§ **Written request**
In your copy, include every line of the listing below exactly but none of the pictures.

§ **Data provided**
========================================

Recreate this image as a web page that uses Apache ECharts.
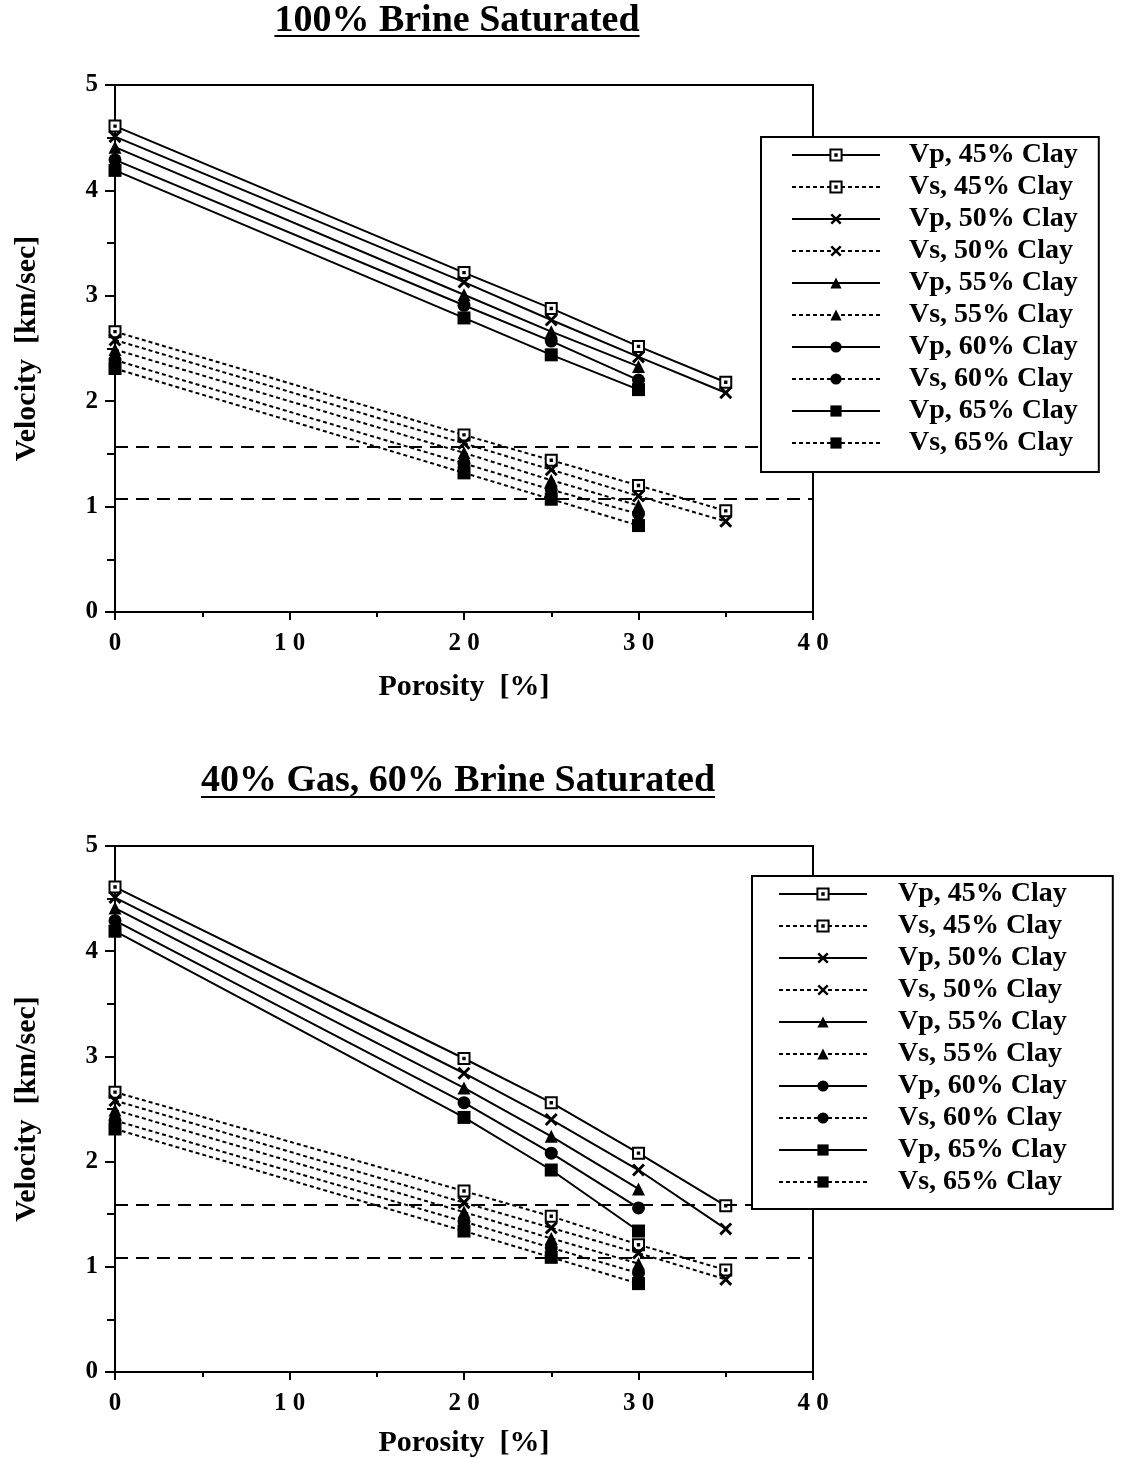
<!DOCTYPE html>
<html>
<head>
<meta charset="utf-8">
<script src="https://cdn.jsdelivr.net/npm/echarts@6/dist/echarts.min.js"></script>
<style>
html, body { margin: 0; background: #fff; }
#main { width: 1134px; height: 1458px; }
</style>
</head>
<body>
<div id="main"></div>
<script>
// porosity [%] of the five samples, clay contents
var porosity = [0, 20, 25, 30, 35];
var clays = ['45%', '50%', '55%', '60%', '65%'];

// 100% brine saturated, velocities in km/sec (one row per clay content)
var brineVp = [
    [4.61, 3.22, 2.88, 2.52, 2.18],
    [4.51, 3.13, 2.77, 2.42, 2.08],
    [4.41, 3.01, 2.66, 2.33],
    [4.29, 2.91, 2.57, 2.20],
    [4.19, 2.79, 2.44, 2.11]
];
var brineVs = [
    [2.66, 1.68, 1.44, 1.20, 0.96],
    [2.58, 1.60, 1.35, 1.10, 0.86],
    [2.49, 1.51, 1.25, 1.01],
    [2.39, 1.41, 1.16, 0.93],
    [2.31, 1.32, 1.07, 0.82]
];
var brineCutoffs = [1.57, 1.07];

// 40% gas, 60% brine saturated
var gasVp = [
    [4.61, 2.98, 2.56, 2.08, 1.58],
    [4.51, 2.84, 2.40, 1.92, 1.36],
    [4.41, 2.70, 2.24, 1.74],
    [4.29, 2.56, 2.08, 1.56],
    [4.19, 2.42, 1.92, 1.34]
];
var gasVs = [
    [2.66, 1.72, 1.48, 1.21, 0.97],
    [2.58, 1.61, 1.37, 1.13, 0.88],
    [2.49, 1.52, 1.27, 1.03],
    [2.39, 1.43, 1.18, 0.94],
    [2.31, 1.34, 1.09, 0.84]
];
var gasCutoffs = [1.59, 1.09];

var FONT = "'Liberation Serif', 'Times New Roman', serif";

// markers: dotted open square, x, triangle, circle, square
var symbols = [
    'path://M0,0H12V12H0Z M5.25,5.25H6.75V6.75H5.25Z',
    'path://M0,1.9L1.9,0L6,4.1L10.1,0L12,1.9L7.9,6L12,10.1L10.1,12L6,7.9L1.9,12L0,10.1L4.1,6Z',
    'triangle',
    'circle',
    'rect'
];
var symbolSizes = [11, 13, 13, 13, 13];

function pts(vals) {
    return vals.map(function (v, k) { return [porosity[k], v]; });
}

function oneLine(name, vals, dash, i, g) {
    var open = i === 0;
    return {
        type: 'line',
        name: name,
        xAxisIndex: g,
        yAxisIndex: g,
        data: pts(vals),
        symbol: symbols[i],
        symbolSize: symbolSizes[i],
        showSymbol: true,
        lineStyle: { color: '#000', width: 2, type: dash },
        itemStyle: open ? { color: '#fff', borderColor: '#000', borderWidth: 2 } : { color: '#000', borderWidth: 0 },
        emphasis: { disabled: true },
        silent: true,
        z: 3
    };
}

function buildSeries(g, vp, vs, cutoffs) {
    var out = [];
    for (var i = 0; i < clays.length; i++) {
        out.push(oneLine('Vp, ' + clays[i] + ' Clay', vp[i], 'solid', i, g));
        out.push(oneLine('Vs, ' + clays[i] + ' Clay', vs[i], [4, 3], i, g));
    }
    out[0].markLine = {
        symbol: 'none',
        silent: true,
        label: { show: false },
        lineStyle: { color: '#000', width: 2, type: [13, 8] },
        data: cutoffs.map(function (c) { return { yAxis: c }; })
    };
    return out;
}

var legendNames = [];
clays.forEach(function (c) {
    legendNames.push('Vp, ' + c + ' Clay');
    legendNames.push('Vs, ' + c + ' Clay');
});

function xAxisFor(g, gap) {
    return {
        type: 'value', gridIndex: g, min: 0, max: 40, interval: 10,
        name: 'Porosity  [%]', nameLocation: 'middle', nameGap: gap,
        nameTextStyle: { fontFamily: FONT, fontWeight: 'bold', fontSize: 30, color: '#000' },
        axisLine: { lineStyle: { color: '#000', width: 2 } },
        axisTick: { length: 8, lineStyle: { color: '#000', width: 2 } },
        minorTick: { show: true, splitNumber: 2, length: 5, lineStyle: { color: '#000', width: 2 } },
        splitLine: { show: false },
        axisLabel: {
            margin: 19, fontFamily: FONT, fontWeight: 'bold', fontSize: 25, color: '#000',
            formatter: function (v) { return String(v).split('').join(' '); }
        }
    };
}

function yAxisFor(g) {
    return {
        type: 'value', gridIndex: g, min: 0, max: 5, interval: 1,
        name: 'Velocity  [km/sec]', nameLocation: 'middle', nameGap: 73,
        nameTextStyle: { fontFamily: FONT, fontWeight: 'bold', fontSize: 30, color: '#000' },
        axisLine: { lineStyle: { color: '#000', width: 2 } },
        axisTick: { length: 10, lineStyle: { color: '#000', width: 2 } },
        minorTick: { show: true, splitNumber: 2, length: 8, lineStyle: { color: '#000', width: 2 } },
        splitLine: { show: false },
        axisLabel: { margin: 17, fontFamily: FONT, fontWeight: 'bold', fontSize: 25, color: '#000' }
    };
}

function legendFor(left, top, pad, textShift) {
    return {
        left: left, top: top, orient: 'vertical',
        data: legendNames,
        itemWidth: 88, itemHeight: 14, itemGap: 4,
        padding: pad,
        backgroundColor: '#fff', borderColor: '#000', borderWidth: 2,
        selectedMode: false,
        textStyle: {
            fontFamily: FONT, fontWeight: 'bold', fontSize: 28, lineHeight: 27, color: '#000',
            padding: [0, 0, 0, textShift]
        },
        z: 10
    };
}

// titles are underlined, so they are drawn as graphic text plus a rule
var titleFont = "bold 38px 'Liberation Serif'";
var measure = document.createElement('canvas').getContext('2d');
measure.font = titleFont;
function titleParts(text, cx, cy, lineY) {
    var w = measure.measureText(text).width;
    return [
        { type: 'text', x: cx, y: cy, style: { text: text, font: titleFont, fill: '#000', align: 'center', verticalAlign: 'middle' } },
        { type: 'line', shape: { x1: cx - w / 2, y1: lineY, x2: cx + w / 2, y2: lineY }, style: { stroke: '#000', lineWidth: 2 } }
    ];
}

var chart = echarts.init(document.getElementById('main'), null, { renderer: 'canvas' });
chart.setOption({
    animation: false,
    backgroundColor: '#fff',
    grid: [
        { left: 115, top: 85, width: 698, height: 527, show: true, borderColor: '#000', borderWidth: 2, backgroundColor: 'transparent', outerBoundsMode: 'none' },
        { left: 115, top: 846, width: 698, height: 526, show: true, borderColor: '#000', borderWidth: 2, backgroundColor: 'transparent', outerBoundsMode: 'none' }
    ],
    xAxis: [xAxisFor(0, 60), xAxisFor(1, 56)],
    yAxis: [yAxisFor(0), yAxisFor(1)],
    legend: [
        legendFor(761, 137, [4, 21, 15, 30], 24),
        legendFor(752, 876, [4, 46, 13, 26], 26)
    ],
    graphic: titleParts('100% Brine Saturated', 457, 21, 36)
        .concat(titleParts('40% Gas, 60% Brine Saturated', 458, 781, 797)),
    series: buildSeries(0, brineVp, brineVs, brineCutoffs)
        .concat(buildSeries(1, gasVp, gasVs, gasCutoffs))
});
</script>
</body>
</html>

========================================

§ **Exercise response**
Recreate this image as a web page that uses Apache ECharts.
<!DOCTYPE html>
<html>
<head>
<meta charset="utf-8">
<script src="https://cdn.jsdelivr.net/npm/echarts@6/dist/echarts.min.js"></script>
<style>
html, body { margin: 0; background: #fff; }
#main { width: 1134px; height: 1458px; }
</style>
</head>
<body>
<div id="main"></div>
<script>
// porosity [%] of the five samples, clay contents
var porosity = [0, 20, 25, 30, 35];
var clays = ['45%', '50%', '55%', '60%', '65%'];

// 100% brine saturated, velocities in km/sec (one row per clay content)
var brineVp = [
    [4.61, 3.22, 2.88, 2.52, 2.18],
    [4.51, 3.13, 2.77, 2.42, 2.08],
    [4.41, 3.01, 2.66, 2.33],
    [4.29, 2.91, 2.57, 2.20],
    [4.19, 2.79, 2.44, 2.11]
];
var brineVs = [
    [2.66, 1.68, 1.44, 1.20, 0.96],
    [2.58, 1.60, 1.35, 1.10, 0.86],
    [2.49, 1.51, 1.25, 1.01],
    [2.39, 1.41, 1.16, 0.93],
    [2.31, 1.32, 1.07, 0.82]
];
var brineCutoffs = [1.57, 1.07];

// 40% gas, 60% brine saturated
var gasVp = [
    [4.61, 2.98, 2.56, 2.08, 1.58],
    [4.51, 2.84, 2.40, 1.92, 1.36],
    [4.41, 2.70, 2.24, 1.74],
    [4.29, 2.56, 2.08, 1.56],
    [4.19, 2.42, 1.92, 1.34]
];
var gasVs = [
    [2.66, 1.72, 1.48, 1.21, 0.97],
    [2.58, 1.61, 1.37, 1.13, 0.88],
    [2.49, 1.52, 1.27, 1.03],
    [2.39, 1.43, 1.18, 0.94],
    [2.31, 1.34, 1.09, 0.84]
];
var gasCutoffs = [1.59, 1.09];

var FONT = "'Liberation Serif', 'Times New Roman', serif";

// markers: dotted open square, x, triangle, circle, square
var symbols = [
    'path://M0,0H12V12H0Z M5.25,5.25H6.75V6.75H5.25Z',
    'path://M0,1.9L1.9,0L6,4.1L10.1,0L12,1.9L7.9,6L12,10.1L10.1,12L6,7.9L1.9,12L0,10.1L4.1,6Z',
    'triangle',
    'circle',
    'rect'
];
var symbolSizes = [11, 13, 13, 13, 13];

function pts(vals) {
    return vals.map(function (v, k) { return [porosity[k], v]; });
}

function oneLine(name, vals, dash, i, g) {
    var open = i === 0;
    return {
        type: 'line',
        name: name,
        xAxisIndex: g,
        yAxisIndex: g,
        data: pts(vals),
        symbol: symbols[i],
        symbolSize: symbolSizes[i],
        showSymbol: true,
        lineStyle: { color: '#000', width: 2, type: dash },
        itemStyle: open ? { color: '#fff', borderColor: '#000', borderWidth: 2 } : { color: '#000', borderWidth: 0 },
        emphasis: { disabled: true },
        silent: true,
        z: 3
    };
}

function buildSeries(g, vp, vs, cutoffs) {
    var out = [];
    for (var i = 0; i < clays.length; i++) {
        out.push(oneLine('Vp, ' + clays[i] + ' Clay', vp[i], 'solid', i, g));
        out.push(oneLine('Vs, ' + clays[i] + ' Clay', vs[i], [4, 3], i, g));
    }
    out[0].markLine = {
        symbol: 'none',
        silent: true,
        label: { show: false },
        lineStyle: { color: '#000', width: 2, type: [13, 8] },
        data: cutoffs.map(function (c) { return { yAxis: c }; })
    };
    return out;
}

var legendNames = [];
clays.forEach(function (c) {
    legendNames.push('Vp, ' + c + ' Clay');
    legendNames.push('Vs, ' + c + ' Clay');
});

function xAxisFor(g, gap) {
    return {
        type: 'value', gridIndex: g, min: 0, max: 40, interval: 10,
        name: 'Porosity  [%]', nameLocation: 'middle', nameGap: gap,
        nameTextStyle: { fontFamily: FONT, fontWeight: 'bold', fontSize: 30, color: '#000' },
        axisLine: { lineStyle: { color: '#000', width: 2 } },
        axisTick: { length: 8, lineStyle: { color: '#000', width: 2 } },
        minorTick: { show: true, splitNumber: 2, length: 5, lineStyle: { color: '#000', width: 2 } },
        splitLine: { show: false },
        axisLabel: {
            margin: 19, fontFamily: FONT, fontWeight: 'bold', fontSize: 25, color: '#000',
            formatter: function (v) { return String(v).split('').join(' '); }
        }
    };
}

function yAxisFor(g) {
    return {
        type: 'value', gridIndex: g, min: 0, max: 5, interval: 1,
        name: 'Velocity  [km/sec]', nameLocation: 'middle', nameGap: 73,
        nameTextStyle: { fontFamily: FONT, fontWeight: 'bold', fontSize: 30, color: '#000' },
        axisLine: { lineStyle: { color: '#000', width: 2 } },
        axisTick: { length: 10, lineStyle: { color: '#000', width: 2 } },
        minorTick: { show: true, splitNumber: 2, length: 8, lineStyle: { color: '#000', width: 2 } },
        splitLine: { show: false },
        axisLabel: { margin: 17, fontFamily: FONT, fontWeight: 'bold', fontSize: 25, color: '#000' }
    };
}

function legendFor(left, top, pad, textShift) {
    return {
        left: left, top: top, orient: 'vertical',
        data: legendNames,
        itemWidth: 88, itemHeight: 14, itemGap: 4,
        padding: pad,
        backgroundColor: '#fff', borderColor: '#000', borderWidth: 2,
        selectedMode: false,
        textStyle: {
            fontFamily: FONT, fontWeight: 'bold', fontSize: 28, lineHeight: 27, color: '#000',
            padding: [0, 0, 0, textShift]
        },
        z: 10
    };
}

// titles are underlined, so they are drawn as graphic text plus a rule
var titleFont = "bold 38px 'Liberation Serif'";
var measure = document.createElement('canvas').getContext('2d');
measure.font = titleFont;
function titleParts(text, cx, cy, lineY) {
    var w = measure.measureText(text).width;
    return [
        { type: 'text', x: cx, y: cy, style: { text: text, font: titleFont, fill: '#000', align: 'center', verticalAlign: 'middle' } },
        { type: 'line', shape: { x1: cx - w / 2, y1: lineY, x2: cx + w / 2, y2: lineY }, style: { stroke: '#000', lineWidth: 2 } }
    ];
}

var chart = echarts.init(document.getElementById('main'), null, { renderer: 'canvas' });
chart.setOption({
    animation: false,
    backgroundColor: '#fff',
    grid: [
        { left: 115, top: 85, width: 698, height: 527, show: true, borderColor: '#000', borderWidth: 2, backgroundColor: 'transparent', outerBoundsMode: 'none' },
        { left: 115, top: 846, width: 698, height: 526, show: true, borderColor: '#000', borderWidth: 2, backgroundColor: 'transparent', outerBoundsMode: 'none' }
    ],
    xAxis: [xAxisFor(0, 60), xAxisFor(1, 56)],
    yAxis: [yAxisFor(0), yAxisFor(1)],
    legend: [
        legendFor(761, 137, [4, 21, 15, 30], 24),
        legendFor(752, 876, [4, 46, 13, 26], 26)
    ],
    graphic: titleParts('100% Brine Saturated', 457, 21, 36)
        .concat(titleParts('40% Gas, 60% Brine Saturated', 458, 781, 797)),
    series: buildSeries(0, brineVp, brineVs, brineCutoffs)
        .concat(buildSeries(1, gasVp, gasVs, gasCutoffs))
});
</script>
</body>
</html>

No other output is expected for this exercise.